- [WRITTEN PROBLEM]
Leave out the pictures and copy everything else below exactly.

- [DATA SUPPLIED]
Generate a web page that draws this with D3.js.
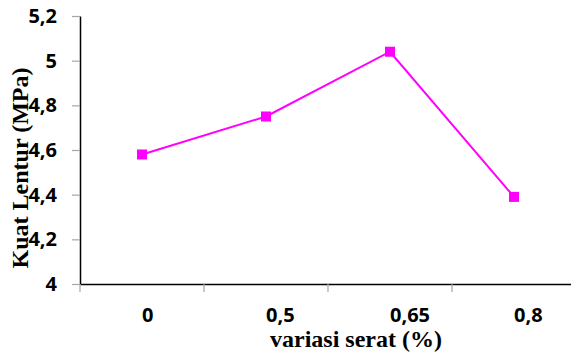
<!DOCTYPE html>
<html>
<head>
<meta charset="utf-8">
<script src="https://cdn.jsdelivr.net/npm/d3@7"></script>
<style>
  html, body { margin: 0; padding: 0; background: #fff; }
  svg { display: block; }
  .tick-label { font-family: "Open Sans", sans-serif; font-weight: 700; font-size: 20px; fill: #000; }
  .axis-title { font-family: "Liberation Serif", "Times New Roman", serif; font-weight: 700; font-size: 24px; fill: #000; }
</style>
</head>
<body>
<script>
// Flexural strength for each fibre variation
const categories = ["0", "0,5", "0,65", "0,8"];
const strength = [4.58, 4.75, 5.04, 4.39];
const yTicks = [4, 4.2, 4.4, 4.6, 4.8, 5, 5.2];
const xTitle = "variasi serat (%)";
const yTitle = "Kuat Lentur (MPa)";

const width = 571, height = 356;
const plot = { left: 80, right: 576, top: 16, bottom: 284 };

// comma as decimal separator
const locale = d3.formatLocale({ decimal: ",", thousands: ".", grouping: [3], currency: ["", ""] });
const fmt = locale.format("~g");

const svg = d3.select("body").append("svg")
  .attr("width", width).attr("height", height);

const x = d3.scaleBand().domain(categories).range([plot.left, plot.right]);
const y = d3.scaleLinear().domain([4, 5.2]).range([plot.bottom, plot.top]);

// y axis
const yAxis = svg.append("g")
  .attr("transform", `translate(${plot.left},0)`)
  .call(d3.axisLeft(y).tickValues(yTicks).tickFormat(fmt).tickSize(8).tickSizeOuter(0).tickPadding(15));
yAxis.select(".domain").attr("stroke", "#000").attr("stroke-width", 1.5);
yAxis.selectAll(".tick line").attr("stroke", "#a6a6a6").attr("stroke-width", 1.2);
yAxis.selectAll(".tick text").attr("class", "tick-label").attr("font-family", null).attr("font-size", null);

// x axis: ticks between categories, labels at category centres
const xAxis = svg.append("g")
  .attr("transform", `translate(0,${plot.bottom})`)
  .call(d3.axisBottom(x).tickSize(0).tickSizeOuter(0).tickFormat(""));
xAxis.select(".domain").attr("stroke", "#000").attr("stroke-width", 1.5);

const edges = categories.map(c => x(c)).concat([x.range()[1]]);
svg.append("g").selectAll("line").data(edges).join("line")
  .attr("x1", d => d).attr("x2", d => d)
  .attr("y1", plot.bottom).attr("y2", plot.bottom + 8)
  .attr("stroke", "#a6a6a6").attr("stroke-width", 1.2);

svg.append("g").selectAll("text").data(categories).join("text")
  .attr("class", "tick-label")
  .attr("x", d => x(d) + x.bandwidth() / 2)
  .attr("y", 322)
  .attr("text-anchor", "start")
  .text(d => d);

// series line and square markers
const pts = categories.map((c, i) => ({ c, v: strength[i] }));
const cx = d => x(d.c) + x.bandwidth() / 2;

svg.append("path")
  .datum(pts)
  .attr("fill", "none")
  .attr("stroke", "#ff00ff")
  .attr("stroke-width", 2)
  .attr("d", d3.line().x(cx).y(d => y(d.v)));

const m = 10;
svg.append("g").selectAll("rect").data(pts).join("rect")
  .attr("x", d => cx(d) - m / 2)
  .attr("y", d => y(d.v) - m / 2)
  .attr("width", m).attr("height", m)
  .attr("fill", "#ff00ff");

// axis titles
svg.append("text")
  .attr("class", "axis-title")
  .attr("x", 356).attr("y", 347)
  .attr("text-anchor", "middle")
  .text(xTitle);

svg.append("text")
  .attr("class", "axis-title")
  .attr("transform", "translate(28,168) rotate(-90)")
  .attr("text-anchor", "middle")
  .text(yTitle);
</script>
</body>
</html>
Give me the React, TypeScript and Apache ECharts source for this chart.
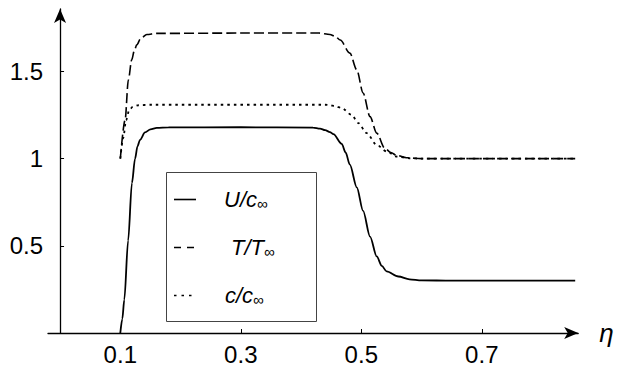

- [SOLUTION TO THIS PROBLEM]
Generate a web page that draws this with D3.js.
<!DOCTYPE html>
<html>
<head>
<meta charset="utf-8">
<script src="https://cdn.jsdelivr.net/npm/d3@7"></script>
<style>
  html, body { margin: 0; padding: 0; background: #fff; }
  svg { display: block; }
  .tick-label { font-family: "Open Sans", sans-serif; font-weight: 700; font-size: 20px; fill: #000; }
  .axis-title { font-family: "Liberation Serif", "Times New Roman", serif; font-weight: 700; font-size: 24px; fill: #000; }
</style>
</head>
<body>
<script>
// Flexural strength for each fibre variation
const categories = ["0", "0,5", "0,65", "0,8"];
const strength = [4.58, 4.75, 5.04, 4.39];
const yTicks = [4, 4.2, 4.4, 4.6, 4.8, 5, 5.2];
const xTitle = "variasi serat (%)";
const yTitle = "Kuat Lentur (MPa)";

const width = 571, height = 356;
const plot = { left: 80, right: 576, top: 16, bottom: 284 };

// comma as decimal separator
const locale = d3.formatLocale({ decimal: ",", thousands: ".", grouping: [3], currency: ["", ""] });
const fmt = locale.format("~g");

const svg = d3.select("body").append("svg")
  .attr("width", width).attr("height", height);

const x = d3.scaleBand().domain(categories).range([plot.left, plot.right]);
const y = d3.scaleLinear().domain([4, 5.2]).range([plot.bottom, plot.top]);

// y axis
const yAxis = svg.append("g")
  .attr("transform", `translate(${plot.left},0)`)
  .call(d3.axisLeft(y).tickValues(yTicks).tickFormat(fmt).tickSize(8).tickSizeOuter(0).tickPadding(15));
yAxis.select(".domain").attr("stroke", "#000").attr("stroke-width", 1.5);
yAxis.selectAll(".tick line").attr("stroke", "#a6a6a6").attr("stroke-width", 1.2);
yAxis.selectAll(".tick text").attr("class", "tick-label").attr("font-family", null).attr("font-size", null);

// x axis: ticks between categories, labels at category centres
const xAxis = svg.append("g")
  .attr("transform", `translate(0,${plot.bottom})`)
  .call(d3.axisBottom(x).tickSize(0).tickSizeOuter(0).tickFormat(""));
xAxis.select(".domain").attr("stroke", "#000").attr("stroke-width", 1.5);

const edges = categories.map(c => x(c)).concat([x.range()[1]]);
svg.append("g").selectAll("line").data(edges).join("line")
  .attr("x1", d => d).attr("x2", d => d)
  .attr("y1", plot.bottom).attr("y2", plot.bottom + 8)
  .attr("stroke", "#a6a6a6").attr("stroke-width", 1.2);

svg.append("g").selectAll("text").data(categories).join("text")
  .attr("class", "tick-label")
  .attr("x", d => x(d) + x.bandwidth() / 2)
  .attr("y", 322)
  .attr("text-anchor", "start")
  .text(d => d);

// series line and square markers
const pts = categories.map((c, i) => ({ c, v: strength[i] }));
const cx = d => x(d.c) + x.bandwidth() / 2;

svg.append("path")
  .datum(pts)
  .attr("fill", "none")
  .attr("stroke", "#ff00ff")
  .attr("stroke-width", 2)
  .attr("d", d3.line().x(cx).y(d => y(d.v)));

const m = 10;
svg.append("g").selectAll("rect").data(pts).join("rect")
  .attr("x", d => cx(d) - m / 2)
  .attr("y", d => y(d.v) - m / 2)
  .attr("width", m).attr("height", m)
  .attr("fill", "#ff00ff");

// axis titles
svg.append("text")
  .attr("class", "axis-title")
  .attr("x", 356).attr("y", 347)
  .attr("text-anchor", "middle")
  .text(xTitle);

svg.append("text")
  .attr("class", "axis-title")
  .attr("transform", "translate(28,168) rotate(-90)")
  .attr("text-anchor", "middle")
  .text(yTitle);
</script>
</body>
</html>
Give me the React, TypeScript and Apache ECharts source for this chart.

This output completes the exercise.